With the variety of different homemade laundry soap recipes shared by different bloggers, it can be hard to pick just one to try. Simple is always better, and you can always add and tweak your concoction as you get used to is. But, if you start off with too many ingredients, it can be hard to pin point what you don’t like about it, and it may just be too overwhelming to put together.
So, What do you Actually Need?
The two essential foundation components that you need are soap and a laundry booster to soften the water and help the soap lather and stick to the fabrics in your laundry, but also come off easily when rinsed. Castile soap and Zote or Fels Naptha soap seem to be equally popular depending on whether you want a vegan or animal-based product.

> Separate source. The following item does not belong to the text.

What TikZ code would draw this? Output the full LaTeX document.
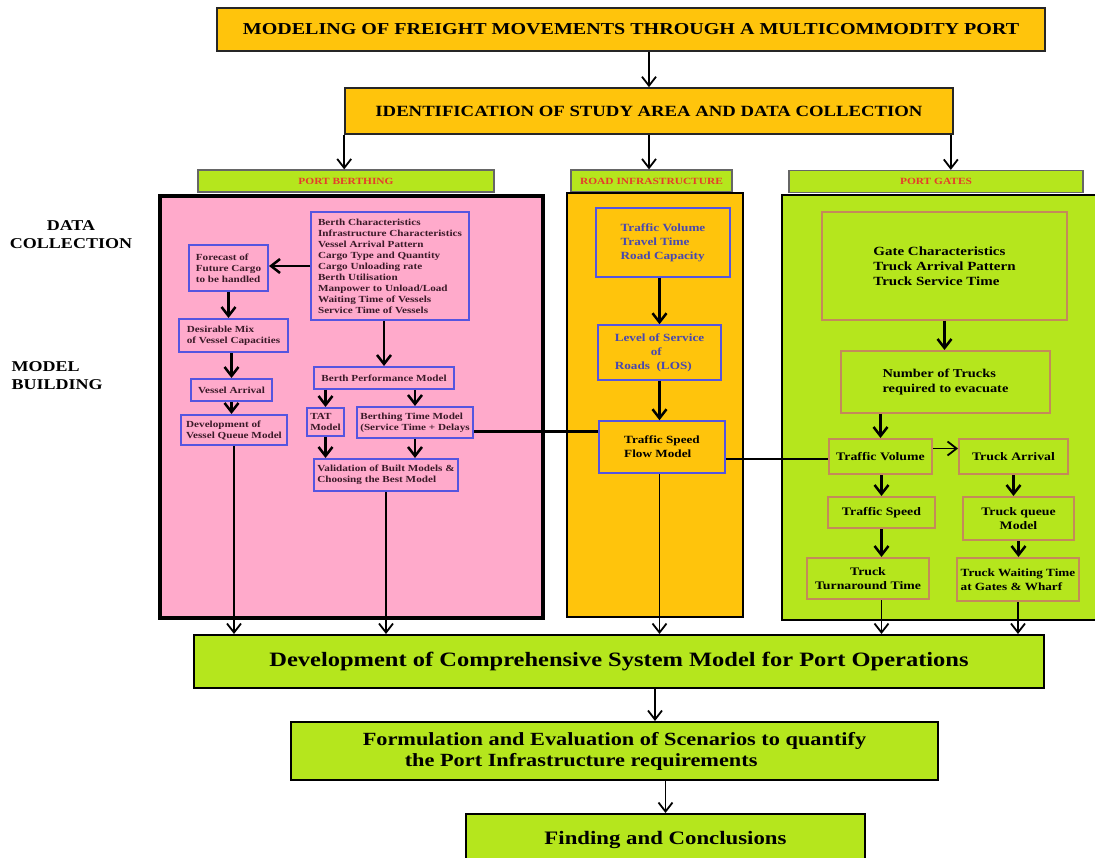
\documentclass[tikz,border=0pt]{standalone}
\usepackage{fontspec}
\setmainfont[FakeStretch=1.2]{Liberation Serif}
\usepackage{tikz}
\usetikzlibrary{arrows.meta}
\definecolor{gold}{HTML}{FFC40C}
\definecolor{limegreen}{HTML}{B5E61D}
\definecolor{portpink}{HTML}{FFAACB}
\definecolor{boxblue}{HTML}{5555E0}
\definecolor{boxbrown}{HTML}{C48A5A}
\definecolor{headred}{HTML}{E63C2C}
\definecolor{textblue}{HTML}{4848B0}
\definecolor{berthtext}{HTML}{3A1A28}
\tikzstyle{heading} = [rectangle, draw=black!85, line width=1.6pt, fill=gold, inner sep=2pt]
\tikzstyle{header} = [rectangle, draw=black!60, line width=1.2pt, fill=limegreen, minimum height=22pt, inner sep=1pt, text=headred, font=\fontsize{9.5}{11}\selectfont\bfseries]
\tikzstyle{panel} = [rectangle, draw=black, line width=2.5pt]
\tikzstyle{bbox} = [rectangle, draw=boxblue, line width=2pt, align=left, inner sep=2pt, text=berthtext, font=\fontsize{9.3}{11}\selectfont\bfseries]
\tikzstyle{rbox} = [rectangle, draw=boxblue, line width=1.5pt, align=left, inner sep=2pt, font=\fontsize{11}{14}\selectfont\bfseries]
\tikzstyle{gbox} = [rectangle, draw=boxbrown, line width=2pt, align=left, inner sep=2pt, font=\fontsize{11.5}{14}\selectfont\bfseries]
\tikzstyle{result} = [rectangle, draw=black, line width=2pt, fill=limegreen, inner sep=2pt]
\tikzstyle{flow} = [draw, line width=1.8pt, -{Straight Barb[length=9pt,width=14pt]}]
\tikzstyle{thickflow} = [flow, line width=2.5pt]
\tikzstyle{link} = [draw, line width=2.5pt]

\begin{document}
\begin{tikzpicture}[x=1pt, y=-1pt]
    \useasboundingbox (0,0) rectangle (1095,858);
    % Place nodes
    \node [heading, minimum width=828pt, minimum height=43pt, font=\fontsize{16.7}{20}\selectfont\bfseries] (title) at (631,29.5) {MODELING OF FREIGHT MOVEMENTS THROUGH A MULTICOMMODITY PORT};
    \node [heading, minimum width=608pt, minimum height=46pt, font=\fontsize{15.6}{19}\selectfont\bfseries] (ident) at (649,111) {IDENTIFICATION OF STUDY AREA AND DATA COLLECTION};
    \node [header, minimum width=296pt] (pbhead) at (346,181) {PORT BERTHING};
    \node [header, minimum width=161pt] (rihead) at (651.5,181) {ROAD INFRASTRUCTURE};
    \node [header, minimum width=294pt] (pghead) at (936,181.5) {PORT GATES};
    \node [panel, fill=portpink, line width=4pt, minimum width=383pt, minimum height=422pt] (berthing) at (351.5,407) {};
    \node [panel, fill=gold, minimum width=176pt, minimum height=424pt] (road) at (655,405) {};
    \node [panel, fill=limegreen, minimum width=316pt, minimum height=425pt] (gates) at (940,407.5) {};
    \node [align=center, font=\fontsize{15}{18}\selectfont\bfseries] (datacol) at (71,235) {DATA\\COLLECTION};
    \node [align=left, anchor=west, font=\fontsize{15}{18}\selectfont\bfseries] (modbuild) at (8,376) {MODEL\\BUILDING};
    % Port berthing
    \node [bbox, minimum width=158pt, minimum height=108pt] (berthchar) at (390,266) {Berth Characteristics\\Infrastructure Characteristics\\Vessel Arrival Pattern\\Cargo Type and Quantity\\Cargo Unloading rate\\Berth Utilisation\\Manpower to Unload/Load\\Waiting Time of Vessels\\Service Time of Vessels};
    \node [bbox, minimum width=79pt, minimum height=46pt] (forecast) at (228.5,268) {Forecast of\\Future Cargo\\to be handled};
    \node [bbox, minimum width=109pt, minimum height=33pt] (mix) at (233.5,335.5) {Desirable Mix\\of Vessel Capacities};
    \node [bbox, minimum width=81pt, minimum height=22pt] (arrival) at (231.5,390) {Vessel Arrival};
    \node [bbox, minimum width=106pt, minimum height=30pt] (queue) at (234,430) {Development of\\Vessel Queue Model};
    \node [bbox, minimum width=140pt, minimum height=22pt] (perf) at (384,378) {Berth Performance Model};
    \node [bbox, minimum width=37pt, minimum height=28pt] (tat) at (325.5,422) {TAT\\Model};
    \node [bbox, minimum width=116pt, minimum height=31pt] (berthtime) at (415,422.5) {Berthing Time Model\\(Service Time + Delays};
    \node [bbox, minimum width=144pt, minimum height=32pt] (valid) at (386,475) {Validation of Built Models \&\\Choosing the Best Model};
    % Road infrastructure
    \node [rbox, text=textblue, minimum width=134pt, minimum height=69pt] (volume) at (663,242.5) {Traffic Volume\\Travel Time\\Road Capacity};
    \node [rbox, text=textblue, minimum width=123pt, minimum height=55pt] (los) at (659.5,352.5) {Level of Service\\\hspace{36pt}of\\Roads\ \ (LOS)};
    \node [rbox, minimum width=126pt, minimum height=52pt] (speedflow) at (662,447) {Traffic Speed\\Flow Model};
    % Port gates
    \node [gbox, font=\fontsize{12.5}{15}\selectfont\bfseries, minimum width=245pt, minimum height=108pt] (gatechar) at (944.5,266) {Gate Characteristics\\Truck Arrival Pattern\\Truck Service Time};
    \node [gbox, font=\fontsize{12}{15}\selectfont\bfseries, minimum width=209pt, minimum height=62pt] (trucks) at (945.5,382) {Number of Trucks\\required to evacuate};
    \node [gbox, minimum width=103pt, minimum height=35pt] (trafvol) at (880.5,456.5) {Traffic Volume};
    \node [gbox, minimum width=109pt, minimum height=35pt] (truckarr) at (1013.5,456.5) {Truck Arrival};
    \node [gbox, minimum width=107pt, minimum height=31pt] (trafspeed) at (881.5,512.5) {Traffic Speed};
    \node [gbox, align=center, minimum width=111pt, minimum height=43pt] (truckqueue) at (1018.5,518.5) {Truck queue\\Model};
    \node [gbox, align=center, minimum width=122pt, minimum height=41pt] (turnaround) at (868,578.5) {Truck\\Turnaround Time};
    \node [gbox, font=\fontsize{11}{14}\selectfont\bfseries, minimum width=122pt, minimum height=43pt] (waiting) at (1018,579.5) {Truck Waiting Time\\at Gates \& Wharf};
    % System model and results
    \node [result, minimum width=850pt, minimum height=53pt, font=\fontsize{20.4}{24}\selectfont\bfseries] (system) at (619,661.5) {Development of Comprehensive System Model for Port Operations};
    \node [result, align=left, minimum width=647pt, minimum height=58pt, font=\fontsize{18.6}{21}\selectfont\bfseries] (scenario) at (614.5,751) {Formulation and Evaluation of Scenarios to quantify\\\hspace{42pt}the Port Infrastructure requirements};
    \node [result, minimum width=399pt, minimum height=52pt, font=\fontsize{19}{23}\selectfont\bfseries] (finding) at (665.5,840) {Finding and Conclusions};
    % Draw edges
    \path [flow] (ident.north |- title.south) -- (ident.north);
    \path [flow] (ident.south west) -- (ident.south west |- pbhead.north);
    \path [flow] (ident.south) -- (ident.south |- rihead.north);
    \path [flow] ([xshift=-3pt]ident.south east) -- ([xshift=-3pt]ident.south east |- pghead.north);
    \path [thickflow] (berthchar.west) -- (berthchar.west -| forecast.east);
    \path [thickflow] (forecast.south) -- (forecast.south |- mix.north);
    \path [thickflow] (arrival.north |- mix.south) -- (arrival.north);
    \path [thickflow] (arrival.south) -- (arrival.south |- queue.north);
    \path [thickflow] (perf.north |- berthchar.south) -- (perf.north);
    \path [thickflow] (tat.north |- perf.south) -- (tat.north);
    \path [thickflow] (berthtime.north |- perf.south) -- (berthtime.north);
    \path [thickflow] (tat.south) -- (tat.south |- valid.north);
    \path [thickflow] (berthtime.south) -- (berthtime.south |- valid.north);
    \path [flow] (queue.south) -- (queue.south |- system.north);
    \path [flow] (valid.south) -- (valid.south |- system.north);
    \path [link] ([yshift=-9pt]berthtime.east) -- ([yshift=-9pt]berthtime.east -| speedflow.west);
    \path [thickflow] (los.north |- volume.south) -- (los.north);
    \path [thickflow] (los.south) -- (los.south |- speedflow.north);
    \path [flow] (los.south |- speedflow.south) -- (los.south |- system.north);
    \path [link] ([yshift=-12pt]speedflow.east) -- ([yshift=-12pt]speedflow.east -| trafvol.west);
    \path [thickflow] (gatechar.south) -- (gatechar.south |- trucks.north);
    \path [thickflow] (trafvol.north |- trucks.south) -- (trafvol.north);
    \path [flow] ([yshift=8pt]trafvol.east) -- ([yshift=8pt]trafvol.east -| truckarr.west);
    \path [thickflow] (trafspeed.north |- trafvol.south) -- (trafspeed.north);
    \path [thickflow] (truckarr.south) -- (truckarr.south |- truckqueue.north);
    \path [thickflow] (trafspeed.south) -- (trafspeed.south |- turnaround.north);
    \path [thickflow] (truckqueue.south) -- (truckqueue.south |- waiting.north);
    \path [flow] (trafspeed.south |- turnaround.south) -- (trafspeed.south |- system.north);
    \path [flow] (waiting.south) -- (waiting.south |- system.north);
    \path [flow] ([xshift=36pt]system.south) -- ([xshift=36pt]system.south |- scenario.north);
    \path [flow] (finding.north |- scenario.south) -- (finding.north);
\end{tikzpicture}
\end{document}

For a laundry booster, it is most common to use equal parts borax and washing soda. If you are wanting to stay borax-free, all washing soda would work fine.
The only three ingredients that I use are Zote soap, washing soda and borax. Without all of the chemical gunk found in commercial detergents, I don’t find that I need additional boosters, additives, or fragrances.
I have tried adding Downy Unstoppables, as some of the bloggers do use these to add fragrance and fabric softener. However, I had nothing but problems with these little pellets staining my clothes. There must be a magic trick to using them that I haven’t figured out, because I know several people who swear by them. But, I skip them. I also don’t think it is necessary to add stain removers like Oxyclean. The washing soda and Zote soap are both very effective at removing stains.